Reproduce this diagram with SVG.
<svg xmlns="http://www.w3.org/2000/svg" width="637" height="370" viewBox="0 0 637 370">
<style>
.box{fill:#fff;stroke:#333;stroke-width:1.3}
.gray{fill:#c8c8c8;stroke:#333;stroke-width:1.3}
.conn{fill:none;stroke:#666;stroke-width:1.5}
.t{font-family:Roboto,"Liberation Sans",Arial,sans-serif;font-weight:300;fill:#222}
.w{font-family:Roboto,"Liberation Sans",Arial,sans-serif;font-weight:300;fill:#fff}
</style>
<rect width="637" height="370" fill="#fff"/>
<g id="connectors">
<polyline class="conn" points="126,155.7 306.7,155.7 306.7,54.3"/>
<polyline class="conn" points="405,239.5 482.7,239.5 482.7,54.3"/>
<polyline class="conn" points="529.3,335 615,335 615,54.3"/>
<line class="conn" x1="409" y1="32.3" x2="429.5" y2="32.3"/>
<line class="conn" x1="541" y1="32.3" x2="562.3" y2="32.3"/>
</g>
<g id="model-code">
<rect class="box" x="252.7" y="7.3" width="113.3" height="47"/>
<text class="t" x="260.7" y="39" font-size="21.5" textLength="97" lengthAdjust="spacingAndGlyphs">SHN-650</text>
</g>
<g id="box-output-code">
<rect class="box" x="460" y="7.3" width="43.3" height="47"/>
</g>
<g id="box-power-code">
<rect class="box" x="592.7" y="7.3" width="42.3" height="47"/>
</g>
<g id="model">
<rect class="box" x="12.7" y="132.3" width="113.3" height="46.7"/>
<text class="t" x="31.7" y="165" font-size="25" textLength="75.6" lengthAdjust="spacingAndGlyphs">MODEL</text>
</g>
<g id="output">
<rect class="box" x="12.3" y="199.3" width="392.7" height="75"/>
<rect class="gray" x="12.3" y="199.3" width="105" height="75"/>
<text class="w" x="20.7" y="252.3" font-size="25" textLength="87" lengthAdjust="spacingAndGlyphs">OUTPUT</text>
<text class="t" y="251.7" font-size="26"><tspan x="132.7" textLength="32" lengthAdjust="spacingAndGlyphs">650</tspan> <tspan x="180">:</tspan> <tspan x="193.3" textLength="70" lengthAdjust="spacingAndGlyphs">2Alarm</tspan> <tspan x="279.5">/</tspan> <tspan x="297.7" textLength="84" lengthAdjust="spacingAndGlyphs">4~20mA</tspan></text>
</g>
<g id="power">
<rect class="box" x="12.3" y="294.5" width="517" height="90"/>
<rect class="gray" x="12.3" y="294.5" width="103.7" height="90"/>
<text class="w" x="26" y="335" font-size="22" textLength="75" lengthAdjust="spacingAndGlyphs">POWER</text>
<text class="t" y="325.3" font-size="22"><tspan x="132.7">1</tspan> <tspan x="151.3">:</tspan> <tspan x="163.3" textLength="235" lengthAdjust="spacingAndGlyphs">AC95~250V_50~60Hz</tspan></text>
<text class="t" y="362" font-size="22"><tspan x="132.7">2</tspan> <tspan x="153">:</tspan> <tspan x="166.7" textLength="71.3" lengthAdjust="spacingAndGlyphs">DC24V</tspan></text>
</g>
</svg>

━━━━━━━━

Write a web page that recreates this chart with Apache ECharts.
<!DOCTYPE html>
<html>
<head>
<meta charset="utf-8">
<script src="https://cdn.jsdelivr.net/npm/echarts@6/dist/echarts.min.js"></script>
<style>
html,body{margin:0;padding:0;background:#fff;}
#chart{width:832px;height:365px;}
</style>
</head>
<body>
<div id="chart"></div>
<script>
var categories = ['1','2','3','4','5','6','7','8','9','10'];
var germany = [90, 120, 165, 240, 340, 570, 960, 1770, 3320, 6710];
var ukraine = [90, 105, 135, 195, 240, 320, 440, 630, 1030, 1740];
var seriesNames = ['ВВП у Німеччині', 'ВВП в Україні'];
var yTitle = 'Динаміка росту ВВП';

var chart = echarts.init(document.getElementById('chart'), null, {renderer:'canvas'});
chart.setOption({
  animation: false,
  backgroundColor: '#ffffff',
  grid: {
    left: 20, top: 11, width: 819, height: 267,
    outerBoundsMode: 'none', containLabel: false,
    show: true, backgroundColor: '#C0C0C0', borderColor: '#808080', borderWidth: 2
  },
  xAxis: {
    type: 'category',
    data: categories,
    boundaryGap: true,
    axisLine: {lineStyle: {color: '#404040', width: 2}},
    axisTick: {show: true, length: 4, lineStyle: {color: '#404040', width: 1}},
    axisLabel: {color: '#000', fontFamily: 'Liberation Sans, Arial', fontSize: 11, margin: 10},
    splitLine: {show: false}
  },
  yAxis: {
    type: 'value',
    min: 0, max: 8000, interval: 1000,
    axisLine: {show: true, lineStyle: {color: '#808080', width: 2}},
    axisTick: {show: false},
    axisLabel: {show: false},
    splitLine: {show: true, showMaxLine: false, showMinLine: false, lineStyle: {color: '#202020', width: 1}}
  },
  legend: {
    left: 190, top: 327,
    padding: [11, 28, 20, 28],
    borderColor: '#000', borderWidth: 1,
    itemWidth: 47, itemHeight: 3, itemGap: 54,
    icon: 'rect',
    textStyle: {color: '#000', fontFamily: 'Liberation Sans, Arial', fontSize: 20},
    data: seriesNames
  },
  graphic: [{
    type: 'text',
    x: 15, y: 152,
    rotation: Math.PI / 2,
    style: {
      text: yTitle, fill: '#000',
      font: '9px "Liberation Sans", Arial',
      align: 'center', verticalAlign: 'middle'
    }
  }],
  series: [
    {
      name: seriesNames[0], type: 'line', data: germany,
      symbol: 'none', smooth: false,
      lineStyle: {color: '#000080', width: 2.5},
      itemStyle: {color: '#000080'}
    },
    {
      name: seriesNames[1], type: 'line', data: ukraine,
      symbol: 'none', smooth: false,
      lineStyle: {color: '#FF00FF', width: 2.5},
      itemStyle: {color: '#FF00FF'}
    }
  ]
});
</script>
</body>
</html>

━━━━━━━━

■ Written task ■
Extract exactly and only the lines above from the line containing "Write a web" through the line containing "var yTitle = 'Динаміка росту ВВП';", both end lines included.

■ Task answer ■
Write a web page that recreates this chart with Apache ECharts.
<!DOCTYPE html>
<html>
<head>
<meta charset="utf-8">
<script src="https://cdn.jsdelivr.net/npm/echarts@6/dist/echarts.min.js"></script>
<style>
html,body{margin:0;padding:0;background:#fff;}
#chart{width:832px;height:365px;}
</style>
</head>
<body>
<div id="chart"></div>
<script>
var categories = ['1','2','3','4','5','6','7','8','9','10'];
var germany = [90, 120, 165, 240, 340, 570, 960, 1770, 3320, 6710];
var ukraine = [90, 105, 135, 195, 240, 320, 440, 630, 1030, 1740];
var seriesNames = ['ВВП у Німеччині', 'ВВП в Україні'];
var yTitle = 'Динаміка росту ВВП';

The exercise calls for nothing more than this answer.